Set task:
Nothing in the data should change when you return it, but leave the pictures out.

===== Supplied material

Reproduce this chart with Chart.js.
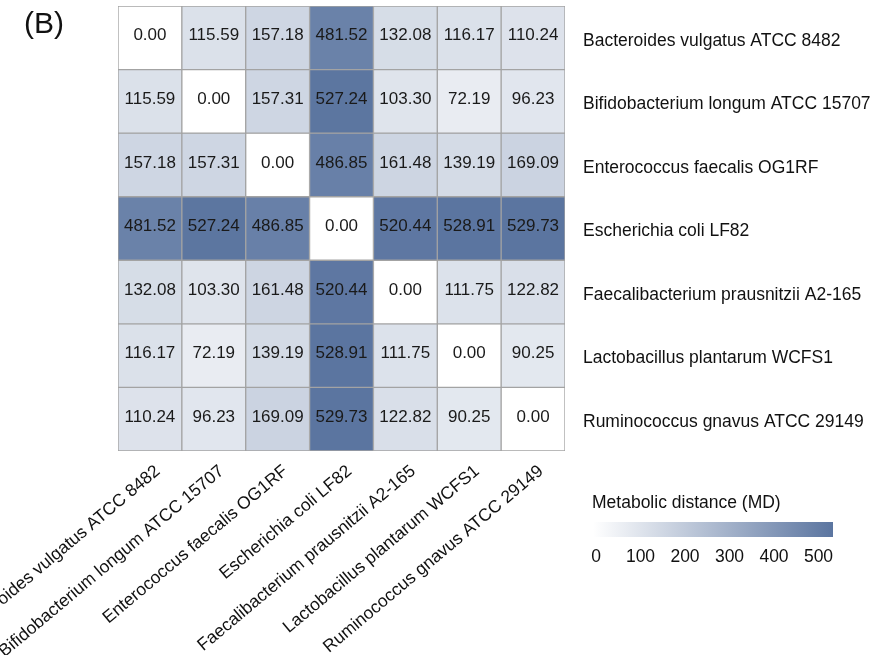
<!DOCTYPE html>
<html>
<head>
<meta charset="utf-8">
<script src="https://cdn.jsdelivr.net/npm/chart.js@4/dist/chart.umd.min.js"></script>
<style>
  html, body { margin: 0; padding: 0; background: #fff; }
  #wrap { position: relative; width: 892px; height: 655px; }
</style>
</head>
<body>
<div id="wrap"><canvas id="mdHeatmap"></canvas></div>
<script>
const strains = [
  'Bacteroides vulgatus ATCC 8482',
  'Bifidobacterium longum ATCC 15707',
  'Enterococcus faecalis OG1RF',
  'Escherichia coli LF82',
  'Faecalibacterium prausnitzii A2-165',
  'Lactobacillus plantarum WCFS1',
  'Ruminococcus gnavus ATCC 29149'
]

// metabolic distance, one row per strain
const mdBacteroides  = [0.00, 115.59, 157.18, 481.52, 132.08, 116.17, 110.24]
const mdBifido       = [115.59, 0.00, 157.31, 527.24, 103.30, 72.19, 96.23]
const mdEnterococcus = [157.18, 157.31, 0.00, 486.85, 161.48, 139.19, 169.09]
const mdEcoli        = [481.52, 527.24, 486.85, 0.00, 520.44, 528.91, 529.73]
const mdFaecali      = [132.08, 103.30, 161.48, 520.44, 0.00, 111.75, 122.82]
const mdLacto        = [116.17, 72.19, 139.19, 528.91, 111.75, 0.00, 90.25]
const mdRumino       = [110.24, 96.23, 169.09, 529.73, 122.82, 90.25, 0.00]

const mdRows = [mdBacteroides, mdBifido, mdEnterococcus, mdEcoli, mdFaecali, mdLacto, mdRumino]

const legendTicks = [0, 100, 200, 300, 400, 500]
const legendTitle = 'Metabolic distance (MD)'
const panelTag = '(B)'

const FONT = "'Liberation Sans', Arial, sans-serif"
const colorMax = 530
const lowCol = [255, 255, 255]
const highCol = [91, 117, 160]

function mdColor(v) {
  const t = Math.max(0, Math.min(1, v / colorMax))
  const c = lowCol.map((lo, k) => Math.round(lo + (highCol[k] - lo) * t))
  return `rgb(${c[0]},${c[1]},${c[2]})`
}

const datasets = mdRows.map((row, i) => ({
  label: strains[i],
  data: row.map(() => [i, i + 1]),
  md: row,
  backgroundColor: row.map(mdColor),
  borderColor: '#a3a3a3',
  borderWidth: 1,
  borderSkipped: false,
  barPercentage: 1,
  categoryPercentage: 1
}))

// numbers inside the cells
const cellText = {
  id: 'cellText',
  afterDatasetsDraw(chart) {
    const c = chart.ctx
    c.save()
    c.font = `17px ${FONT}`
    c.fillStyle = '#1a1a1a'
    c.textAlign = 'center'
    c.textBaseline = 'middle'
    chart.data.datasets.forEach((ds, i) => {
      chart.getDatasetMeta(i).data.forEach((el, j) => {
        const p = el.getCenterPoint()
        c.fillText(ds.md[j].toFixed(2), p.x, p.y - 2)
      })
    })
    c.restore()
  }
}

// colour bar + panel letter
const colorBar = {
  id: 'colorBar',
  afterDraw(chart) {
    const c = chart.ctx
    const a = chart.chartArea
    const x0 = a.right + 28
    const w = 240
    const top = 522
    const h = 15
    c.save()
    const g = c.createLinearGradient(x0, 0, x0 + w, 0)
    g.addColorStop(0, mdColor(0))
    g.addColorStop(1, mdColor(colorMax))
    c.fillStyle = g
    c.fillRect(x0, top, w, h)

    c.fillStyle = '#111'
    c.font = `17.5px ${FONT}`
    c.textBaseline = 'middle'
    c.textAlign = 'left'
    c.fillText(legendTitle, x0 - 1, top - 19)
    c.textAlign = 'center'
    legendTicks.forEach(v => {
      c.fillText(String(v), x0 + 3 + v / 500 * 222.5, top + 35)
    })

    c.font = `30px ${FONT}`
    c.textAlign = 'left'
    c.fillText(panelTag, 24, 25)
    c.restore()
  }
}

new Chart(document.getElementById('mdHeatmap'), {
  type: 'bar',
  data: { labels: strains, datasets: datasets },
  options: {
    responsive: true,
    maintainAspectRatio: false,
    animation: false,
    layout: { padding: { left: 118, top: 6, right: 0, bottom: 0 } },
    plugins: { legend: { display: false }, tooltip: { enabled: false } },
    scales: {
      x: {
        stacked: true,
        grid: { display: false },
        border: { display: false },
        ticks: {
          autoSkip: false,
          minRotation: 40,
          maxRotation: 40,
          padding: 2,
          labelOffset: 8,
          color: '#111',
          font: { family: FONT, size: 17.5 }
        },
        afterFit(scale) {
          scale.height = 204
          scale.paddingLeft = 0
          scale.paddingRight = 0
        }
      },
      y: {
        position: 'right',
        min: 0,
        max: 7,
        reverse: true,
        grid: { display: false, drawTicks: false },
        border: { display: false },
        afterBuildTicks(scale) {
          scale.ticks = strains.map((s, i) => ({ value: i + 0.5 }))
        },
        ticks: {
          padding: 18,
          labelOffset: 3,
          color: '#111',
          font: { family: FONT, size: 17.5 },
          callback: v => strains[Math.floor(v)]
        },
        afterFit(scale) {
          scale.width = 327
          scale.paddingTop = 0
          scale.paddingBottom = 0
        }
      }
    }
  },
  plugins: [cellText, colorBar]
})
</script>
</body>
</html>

==========

Reply:
Reproduce this chart with Chart.js.
<!DOCTYPE html>
<html>
<head>
<meta charset="utf-8">
<script src="https://cdn.jsdelivr.net/npm/chart.js@4/dist/chart.umd.min.js"></script>
<style>
  html, body { margin: 0; padding: 0; background: #fff; }
  #wrap { position: relative; width: 892px; height: 655px; }
</style>
</head>
<body>
<div id="wrap"><canvas id="mdHeatmap"></canvas></div>
<script>
const strains = [
  'Bacteroides vulgatus ATCC 8482',
  'Bifidobacterium longum ATCC 15707',
  'Enterococcus faecalis OG1RF',
  'Escherichia coli LF82',
  'Faecalibacterium prausnitzii A2-165',
  'Lactobacillus plantarum WCFS1',
  'Ruminococcus gnavus ATCC 29149'
]

// metabolic distance, one row per strain
const mdBacteroides  = [0.00, 115.59, 157.18, 481.52, 132.08, 116.17, 110.24]
const mdBifido       = [115.59, 0.00, 157.31, 527.24, 103.30, 72.19, 96.23]
const mdEnterococcus = [157.18, 157.31, 0.00, 486.85, 161.48, 139.19, 169.09]
const mdEcoli        = [481.52, 527.24, 486.85, 0.00, 520.44, 528.91, 529.73]
const mdFaecali      = [132.08, 103.30, 161.48, 520.44, 0.00, 111.75, 122.82]
const mdLacto        = [116.17, 72.19, 139.19, 528.91, 111.75, 0.00, 90.25]
const mdRumino       = [110.24, 96.23, 169.09, 529.73, 122.82, 90.25, 0.00]

const mdRows = [mdBacteroides, mdBifido, mdEnterococcus, mdEcoli, mdFaecali, mdLacto, mdRumino]

const legendTicks = [0, 100, 200, 300, 400, 500]
const legendTitle = 'Metabolic distance (MD)'
const panelTag = '(B)'

const FONT = "'Liberation Sans', Arial, sans-serif"
const colorMax = 530
const lowCol = [255, 255, 255]
const highCol = [91, 117, 160]

function mdColor(v) {
  const t = Math.max(0, Math.min(1, v / colorMax))
  const c = lowCol.map((lo, k) => Math.round(lo + (highCol[k] - lo) * t))
  return `rgb(${c[0]},${c[1]},${c[2]})`
}

const datasets = mdRows.map((row, i) => ({
  label: strains[i],
  data: row.map(() => [i, i + 1]),
  md: row,
  backgroundColor: row.map(mdColor),
  borderColor: '#a3a3a3',
  borderWidth: 1,
  borderSkipped: false,
  barPercentage: 1,
  categoryPercentage: 1
}))

// numbers inside the cells
const cellText = {
  id: 'cellText',
  afterDatasetsDraw(chart) {
    const c = chart.ctx
    c.save()
    c.font = `17px ${FONT}`
    c.fillStyle = '#1a1a1a'
    c.textAlign = 'center'
    c.textBaseline = 'middle'
    chart.data.datasets.forEach((ds, i) => {
      chart.getDatasetMeta(i).data.forEach((el, j) => {
        const p = el.getCenterPoint()
        c.fillText(ds.md[j].toFixed(2), p.x, p.y - 2)
      })
    })
    c.restore()
  }
}

// colour bar + panel letter
const colorBar = {
  id: 'colorBar',
  afterDraw(chart) {
    const c = chart.ctx
    const a = chart.chartArea
    const x0 = a.right + 28
    const w = 240
    const top = 522
    const h = 15
    c.save()
    const g = c.createLinearGradient(x0, 0, x0 + w, 0)
    g.addColorStop(0, mdColor(0))
    g.addColorStop(1, mdColor(colorMax))
    c.fillStyle = g
    c.fillRect(x0, top, w, h)

    c.fillStyle = '#111'
    c.font = `17.5px ${FONT}`
    c.textBaseline = 'middle'
    c.textAlign = 'left'
    c.fillText(legendTitle, x0 - 1, top - 19)
    c.textAlign = 'center'
    legendTicks.forEach(v => {
      c.fillText(String(v), x0 + 3 + v / 500 * 222.5, top + 35)
    })

    c.font = `30px ${FONT}`
    c.textAlign = 'left'
    c.fillText(panelTag, 24, 25)
    c.restore()
  }
}

new Chart(document.getElementById('mdHeatmap'), {
  type: 'bar',
  data: { labels: strains, datasets: datasets },
  options: {
    responsive: true,
    maintainAspectRatio: false,
    animation: false,
    layout: { padding: { left: 118, top: 6, right: 0, bottom: 0 } },
    plugins: { legend: { display: false }, tooltip: { enabled: false } },
    scales: {
      x: {
        stacked: true,
        grid: { display: false },
        border: { display: false },
        ticks: {
          autoSkip: false,
          minRotation: 40,
          maxRotation: 40,
          padding: 2,
          labelOffset: 8,
          color: '#111',
          font: { family: FONT, size: 17.5 }
        },
        afterFit(scale) {
          scale.height = 204
          scale.paddingLeft = 0
          scale.paddingRight = 0
        }
      },
      y: {
        position: 'right',
        min: 0,
        max: 7,
        reverse: true,
        grid: { display: false, drawTicks: false },
        border: { display: false },
        afterBuildTicks(scale) {
          scale.ticks = strains.map((s, i) => ({ value: i + 0.5 }))
        },
        ticks: {
          padding: 18,
          labelOffset: 3,
          color: '#111',
          font: { family: FONT, size: 17.5 },
          callback: v => strains[Math.floor(v)]
        },
        afterFit(scale) {
          scale.width = 327
          scale.paddingTop = 0
          scale.paddingBottom = 0
        }
      }
    }
  },
  plugins: [cellText, colorBar]
})
</script>
</body>
</html>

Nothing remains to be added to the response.